In France, high school students are marching alongside elders to protest changes in policies around retirement age. Can you imagine such a thing happening in the U.S.? We have heard that current young people "lack confidence" in the future of Social Security, but I can tell you that when I moderated a community conversation about Social Security privitization a few years ago (when Bush Jr. was still in office), there were very few people in the audience who looked to be members of generations other than the Boomers and current elders.

The history of major social movements in the U.S. has shown us that people have to be self-interested in some significant way in order to feel compelled to put their energy and time -- their very lives, perhaps -- toward a larger effort of protest and change. One of the challenges with issues around aging and later life is that many humans in the Western world don't exactly dig confronting what it might mean to be a future older person (which is why I am so committed to doing intentional aging and cross-gen radical inquiry).

Though a couple of my more radical gerontologist colleagues from the U.K. think it is impossible, I still maintain that if we can figure out how to have a cross-generational social movement in the U.S., focused narrowly enough on something we all care about, we could instigate significant, lasting social change.

What matters to you? What are your deepest hopes and concerns? Imagine that on a beautiful autumn Saturday in Portland, Oregon you and your grandchild and your Gen-X friend from school and your neighbor from Pakistan are facing bravely a line of police who are trying to break up your protest march. What are you protesting?

1 comment:

Joe Bertagnolli said...

Without a doubt, the corporatization of our society. The Neo-Right masquerades as Populists and endeavors to scare both elders and younger Americans with supposed threats from Progressivism, environmentalism, immigrants, Civil Rights activists, unions, etc.

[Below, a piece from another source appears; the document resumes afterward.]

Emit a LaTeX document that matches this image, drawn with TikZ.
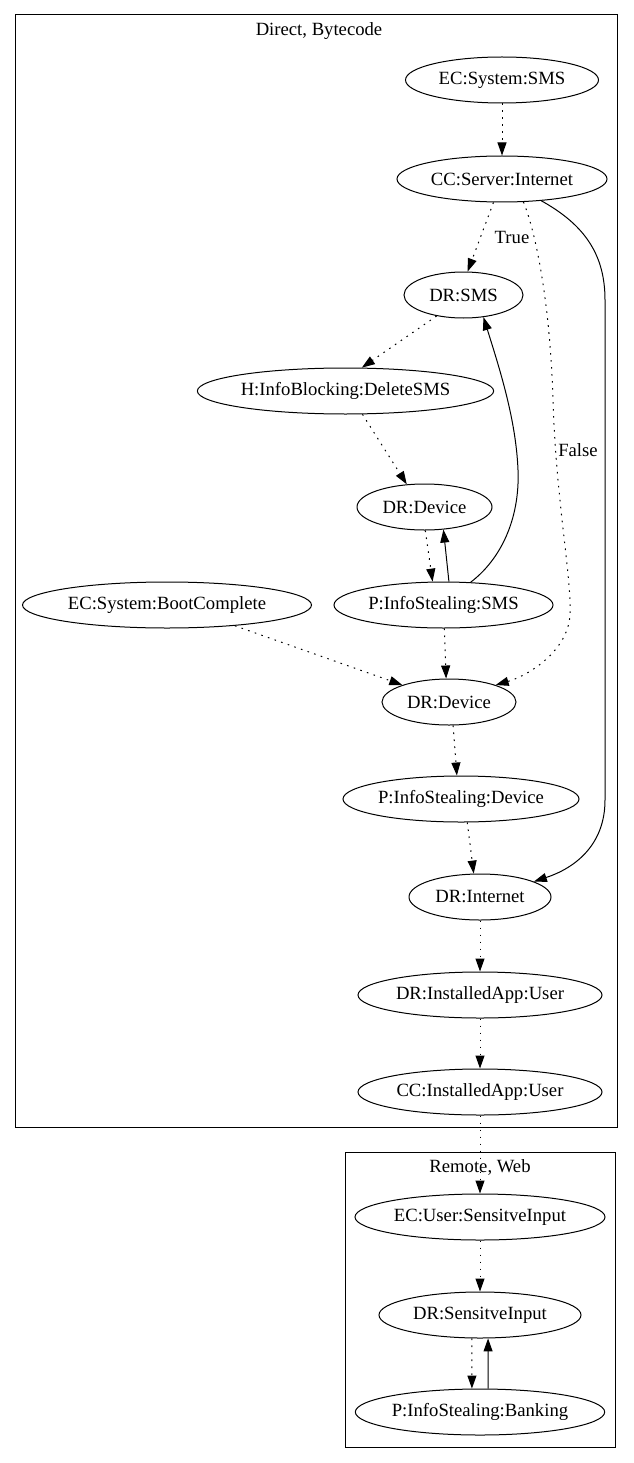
\documentclass[tikz,border=0pt]{standalone}
\usepackage{fontspec}
\setmainfont{Liberation Serif}
\usetikzlibrary{shapes.geometric,arrows.meta}
\begin{document}
\begin{tikzpicture}[x=1pt,y=-1pt,
  nd/.style={draw, ellipse, line width=1pt, minimum height=46pt, inner sep=0pt, font=\fontsize{18.67}{20}\selectfont},
  tip/.style={-{Triangle[length=13pt,width=9pt]}},
  dotl/.style={tip, line width=1pt, dash pattern=on 1.6pt off 5.4pt},
  sol/.style={tip, line width=1pt},
  lbl/.style={font=\fontsize{18.67}{20}\selectfont, inner sep=0pt},
  cl/.style={draw, line width=1pt}]
\useasboundingbox (0,0) rectangle (633,1463);
% clusters
\draw[cl] (15,15) rectangle (617,1127);
\node[lbl] (t1) at (319,31) {Direct, Bytecode};
\draw[cl] (345,1152) rectangle (615,1447);
\node[lbl] (t2) at (480,1167) {Remote, Web};
% nodes
\node[nd, minimum width=193pt] (ecsms) at (502,80) {EC:System:SMS};
\node[nd, minimum width=210pt] (ccsrv) at (502,179) {CC:Server:Internet};
\node[nd, minimum width=119pt] (drsms) at (463.5,295) {DR:SMS};
\node[nd, minimum width=293pt] (hblock) at (345.5,391) {H:InfoBlocking:DeleteSMS};
\node[nd, minimum width=135pt] (drdev1) at (424.5,507) {DR:Device};
\node[nd, minimum width=289pt] (ecboot) at (167,605) {EC:System:BootComplete};
\node[nd, minimum width=219pt] (psms) at (443.5,605) {P:InfoStealing:SMS};
\node[nd, minimum width=134pt] (drdev2) at (449,702) {DR:Device};
\node[nd, minimum width=236pt] (pdev) at (461,799) {P:InfoStealing:Device};
\node[nd, minimum width=142pt] (drint) at (480,897) {DR:Internet};
\node[nd, minimum width=244pt] (drapp) at (480,995) {DR:InstalledApp:User};
\node[nd, minimum width=244pt] (ccapp) at (480,1092) {CC:InstalledApp:User};
\node[nd, minimum width=250pt] (ecuser) at (480,1217) {EC:User:SensitveInput};
\node[nd, minimum width=202pt] (drsens) at (480,1315) {DR:SensitveInput};
\node[nd, minimum width=247pt] (pbank) at (480,1412) {P:InfoStealing:Banking};
% edges
\draw[dotl] (ecsms) -- (ccsrv);
\draw[dotl] (ccsrv.-110) -- (drsms.80);
\node[lbl] (ltrue) at (512,237) {True};
\draw[dotl] (ccsrv.-47) .. controls (535,230) and (550,300) .. (553,400) .. controls (556,500) and (572,580) .. (570,615) .. controls (568,650) and (530,675) .. (drdev2.20);
\node[lbl] (lfalse) at (578,450) {False};
\draw[sol] (ccsrv.-29) .. controls (585,225) and (605,255) .. (605,300) -- (605,800) .. controls (605,845) and (575,868) .. (drint.16);
\draw[dotl] (drsms.-142) -- (hblock.55);
\draw[dotl] (hblock.-54) -- (drdev1.128);
\draw[dotl] (drdev1.-88) -- (psms.115);
\draw[sol] (psms.77) -- (drdev1.-50);
\draw[sol] (psms.40) .. controls (500,560) and (520,520) .. (518,470) .. controls (516,420) and (500,370) .. (drsms.-48);
\draw[dotl] (ecboot.-17) -- (drdev2.160);
\draw[dotl] (psms.-88) -- (drdev2.97);
\draw[dotl] (drdev2.-80) -- (pdev.100);
\draw[dotl] (pdev.-75) -- (drint.105);
\draw[dotl] (drint) -- (drapp);
\draw[dotl] (drapp) -- (ccapp);
\draw[dotl] (ccapp) -- (ecuser);
\draw[dotl] (ecuser) -- (drsens);
\draw[dotl] (drsens.-109) -- (pbank.109);
\draw[sol] (pbank.71) -- (drsens.-71);
\end{tikzpicture}
\end{document}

Yet the whole thing's a thinly-veiled effort to corporatize America and abolish Social Security, abolish the Dept. of Education and all public schools, prevent health coverage reforms, quit the United Nations, allow corporations to run roughshod over our environment, eliminate unions, and liquidate what our parents and grandparents knew as democratic America for purposes of multinational corporate gains. The wolf of Corporatization in the sheep's clothing of Tea Party-style populism is the greatest threat to all generations in America today.